An example code to use monitor and info together, apply some filtering and changes and generate a “clean” monitor is provided here:

#########################################################
# This code is provided by: I. Pison
# contact: isabelle.pison@lsce.ipsl.fr
# date: June 2022
# project: H2020 VERIFY, ANR ARGONAUT, CNES Tosca ARGOS
# relation to CIF: uses plugins, not embedded in.
# It is an example, to be used as a basis
# for developing other work.
# No guarantee as to its compatibility or results
# is attached since it is not part of the CIF
# Please don't forget acknowledgements if you use it.
#########################################################

from pycif.utils.datastores import dump
import copy
import numpy as np
import pandas as pd
from pycif.utils.netcdf import readnc
import xarray as xr
from itertools import zip_longest

def retrieve_aks(fin,index,list_var): 

   # fin is the original input monitor 
   # containing satellite-specific information: ak, qa0, etc
   # fin is read to retrieve this info for data number index
   index = int(index)
   qa0, ak, pavg0, dryair = readnc(fin, list_var)

   return qa0[index].tolist(), ak[index].tolist(), pavg0[index].tolist(), dryair[index].tolist()

# WORKDIR of the forward simulation with all "raw" data
refdir = '/home/chimereicos/fwd_all_data/obsoperator/fwd_0000/'
# directory for the info file
dirinfo = 'chain/satellites/default_00001'
# directory for the output monitor file
dirmonit = 'obsvect/satellites/CH4/'
# files to use
monitor_in = '{}{}/monitor.nc'.format(refdir,dirmonit)
infos = '{}{}/infos_201901010000.nc'.format(refdir,dirinfo)

# basic data to provide in an input monitor
list_basic_cols = [ 'date', 'duration', 'station', 'network', 'parameter', 'lon', 'lat', 'obs', 'obserror' ]

# Monitor and info data to use
ds = dump.read_datastore(monitor_in)
dsinf = dump.read_datastore(infos,col2dump= ['orig_index', 'file_aks'])

# paste ds and dsinf together to get full information for each obs
ds3 = pd.concat( [ds,dsinf],axis = 1)

# example filter: filter out obs outside the domain
ds3 = ds3.loc[ ~np.isnan(ds3['orig_index']) ] 

# example change: set obserror at a given value
ds3 = ds3.assign(obserror = 20)

# generate a satellite input monitor with these new data:
# for each line in ds2, retrieve qa0,ak,pavg0,dryair from the right file
list_var = ['qa0', 'ak', 'pavg0', 'dryair']
ds4 = ds3.apply(lambda x: retrieve_aks(x.file_aks,x.orig_index,list_var), axis = 1)
# reformat ds4 to put satellite specific info in a xarray
# keep index to keep track of selection - no impact on the CIF
ds5 = pd.DataFrame((item for item in ds4), columns = list_var, index=ds3.index)
fixed_nlevels = len(ds5['ak'].iloc[0])
list_tab = []
for k,var in enumerate(list_var):
  list_tab.append(pd.DataFrame((item for item in ds5[var])).values)
# satellite specific info
ds_sat = xr.Dataset({'qa0': (['index', 'level'], list_tab[0]),
                     'ak': (['index', 'level'], list_tab[1]),
                     'pavg0': (['index', 'level_pressure'], list_tab[2]),
                     'dryair': (['index', 'level'], list_tab[3])},
                     coords={'index': ds5.index,
                             'level': range(fixed_nlevels),
                              'level_pressure': range(fixed_nlevels + 1)})
# basic data 
basic_data = ds3[list_basic_cols].to_xarray()

# merge basic and satellite-specific data
alldata = xr.merge([ds_sat, basic_data])

# create new clean input monitor
alldata.to_netcdf('new_monitor.nc')


XXX what about le bouchage de trous??XXXX

From this clean monitor, it may be useful to re-run a forward simulation, same as in step 1.

3. Generate super-observations#

From an output monitor, it is straightforward to combine data at given spatial and temporal scales, either in observation space (using lat, lon, date) or in model grid space (using i, j, tstep_glo).
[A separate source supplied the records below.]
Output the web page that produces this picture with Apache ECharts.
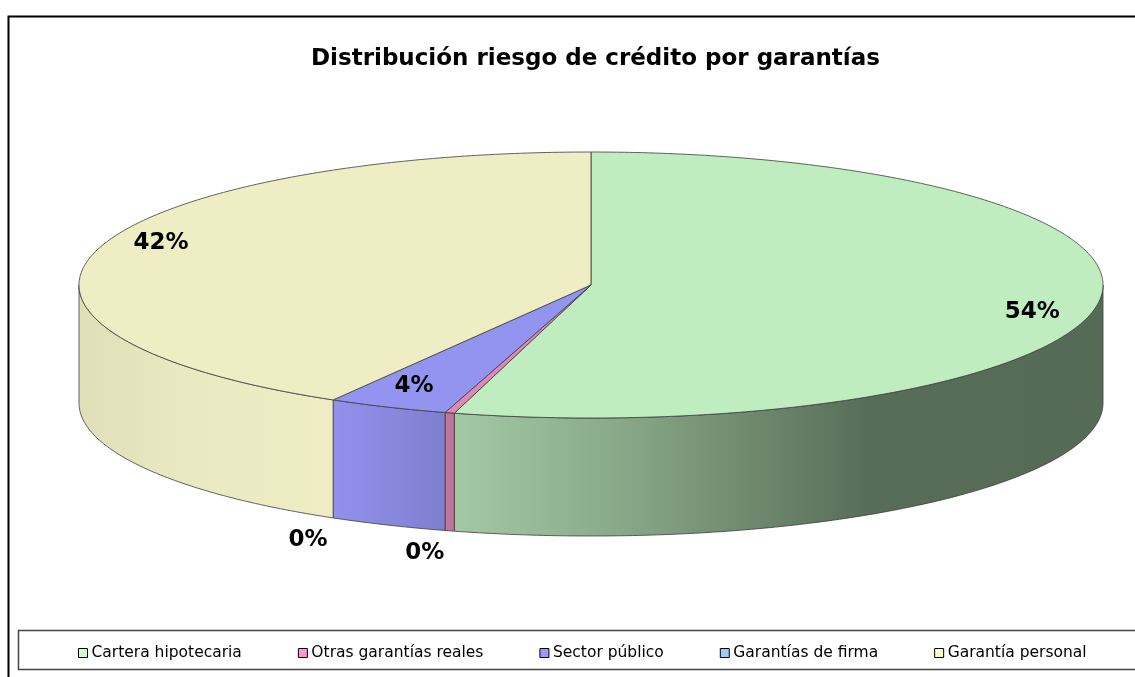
<!DOCTYPE html>
<html>
<head>
<meta charset="utf-8">
<script src="https://cdn.jsdelivr.net/npm/echarts@6/dist/echarts.min.js"></script>
<style>
  html, body { margin: 0; padding: 0; background: #fff; }
  #chart { width: 1135px; height: 677px; }
</style>
</head>
<body>
<div id="chart"></div>
<script>
const categories = ['Cartera hipotecaria', 'Otras garantías reales', 'Sector público', 'Garantías de firma', 'Garantía personal'];
const shares = [54.3, 0.3, 3.8, 0, 41.6];
const legendColors = ['#CCFFCC', '#FF99CC', '#9999FF', '#99CCFF', '#FFFFCC'];
const topColors = ['#C0EDC0', '#DE88B6', '#9393F0', '#99CCFF', '#EEEDC4'];

// pie geometry (3d look: ellipse + side wall)
const PIE = { cx: 591, cy: 285, rx: 512, ry: 133, depth: 118 };
const EDGE = '#3c3c3c';
const FONT = '"DejaVu Sans", Verdana, sans-serif';

const total = shares.reduce((s, v) => s + v, 0);
const starts = [];
const ends = [];
let acc = 0;
shares.forEach(v => {
  starts.push(acc / total);
  acc += v;
  ends.push(acc / total);
});

// point on the rim, t = fraction clockwise from 12 o'clock
function rim(t, dy, k) {
  k = k || 1;
  const ang = t * Math.PI * 2;
  return [PIE.cx + PIE.rx * k * Math.sin(ang), PIE.cy - PIE.ry * k * Math.cos(ang) + dy];
}

function shadeColor(hex, f) {
  const n = parseInt(hex.slice(1), 16);
  const r = Math.round(((n >> 16) & 255) * f);
  const g = Math.round(((n >> 8) & 255) * f);
  const b = Math.round((n & 255) * f);
  return 'rgb(' + r + ',' + g + ',' + b + ')';
}

// light falls from the left, the right part of the wall is darker
const sideShade = [[0, 0.94], [0.1, 0.98], [0.24, 1.0], [0.367, 0.85], [0.51, 0.73], [0.655, 0.58], [0.77, 0.46], [1, 0.45]];

function sideFill(color) {
  return {
    type: 'linear', x: PIE.cx - PIE.rx, y: 0, x2: PIE.cx + PIE.rx, y2: 0, global: true,
    colorStops: sideShade.map(s => ({ offset: s[0], color: shadeColor(color, s[1]) }))
  };
}

function renderSlice(i) {
  return function (params, api) {
    const a = api.value(0), b = api.value(1), v = api.value(2);
    const children = [];
    if (v > 0) {
      const s0 = Math.max(a, 0.25), s1 = Math.min(b, 0.75);
      if (s1 > s0) {
        const pts = [];
        const n = Math.max(2, Math.ceil((s1 - s0) * 500));
        for (let k = 0; k <= n; k++) pts.push(rim(s0 + (s1 - s0) * k / n, 0));
        for (let k = n; k >= 0; k--) pts.push(rim(s0 + (s1 - s0) * k / n, PIE.depth));
        children.push({
          type: 'polygon', shape: { points: pts },
          style: { fill: sideFill(topColors[i]), stroke: EDGE, lineWidth: 0.8 }
        });
      }
      const top = [[PIE.cx, PIE.cy]];
      const n = Math.max(2, Math.ceil((b - a) * 500));
      for (let k = 0; k <= n; k++) top.push(rim(a + (b - a) * k / n, 0));
      children.push({
        type: 'polygon', shape: { points: top },
        style: { fill: topColors[i], stroke: EDGE, lineWidth: 0.8 }
      });
    }
    const pct = Math.round(v / total * 100);
    const m = (a + b) / 2;
    let pos;
    if (pct > 0) {
      pos = rim(m, 0, 0.87);
      pos[1] += 12 * Math.sin(m * Math.PI * 2);
    } else {
      pos = rim(m, PIE.depth + 22);
      pos[0] -= 25;
    }
    children.push({
      type: 'text', z2: 100,
      style: {
        text: pct + '%', x: pos[0], y: pos[1],
        align: 'center', verticalAlign: 'middle',
        textAlign: 'center', textVerticalAlign: 'middle',
        fill: '#000', font: 'bold 23px ' + FONT
      }
    });
    return { type: 'group', children: children };
  };
}

const chart = echarts.init(document.getElementById('chart'), null, { renderer: 'canvas' });

const option = {
  animation: false,
  color: legendColors,
  title: {
    text: 'Distribución riesgo de crédito por garantías',
    left: 306,
    top: 43,
    textStyle: { fontFamily: FONT, fontSize: 23, fontWeight: 'bold', color: '#000' }
  },
  legend: {
    data: categories,
    left: 78,
    top: 645,
    padding: 0,
    itemGap: 56,
    itemWidth: 9,
    itemHeight: 9,
    icon: 'rect',
    itemStyle: { borderColor: '#000', borderWidth: 1 },
    textStyle: { fontFamily: FONT, fontSize: 15.5, color: '#000', padding: [0, 0, 0, -1] }
  },
  graphic: [
    { type: 'rect', shape: { x: 8.5, y: 16.5, width: 1140, height: 680 }, style: { fill: 'none', stroke: '#000', lineWidth: 2 }, silent: true },
    { type: 'rect', shape: { x: 18.5, y: 630.5, width: 1130, height: 39 }, style: { fill: 'none', stroke: '#444', lineWidth: 1.5 }, silent: true }
  ],
  series: categories.map((name, i) => ({
    type: 'custom',
    name: name,
    coordinateSystem: 'none',
    renderItem: renderSlice(i),
    data: [[starts[i], ends[i], shares[i]]]
  }))
};

chart.setOption(option);
</script>
</body>
</html>
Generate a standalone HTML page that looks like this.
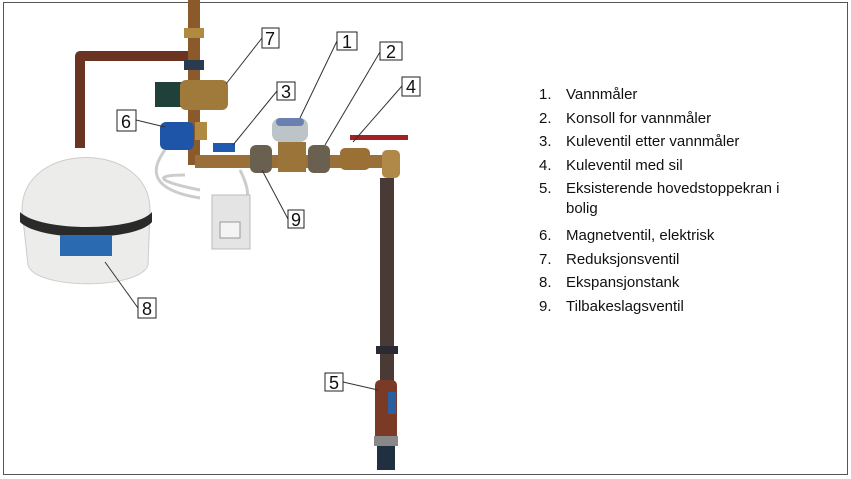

Using the matching info file, a super-observation input monitor can then be generated. Using code similar to the example above, super-observations can be generated by grouping the full-information dataframe (i.e. ds3, after or instead of lines 40–44) and retrieving the relevant satellite-specific information in the same way.

XXX put example codes XXX

4. Use the super-observations#

Use the monitor containing the super-observations for a forward simulation and an adjoint test.

If everything looks correct, it can then be used as input for inversions with the same CTM configuration.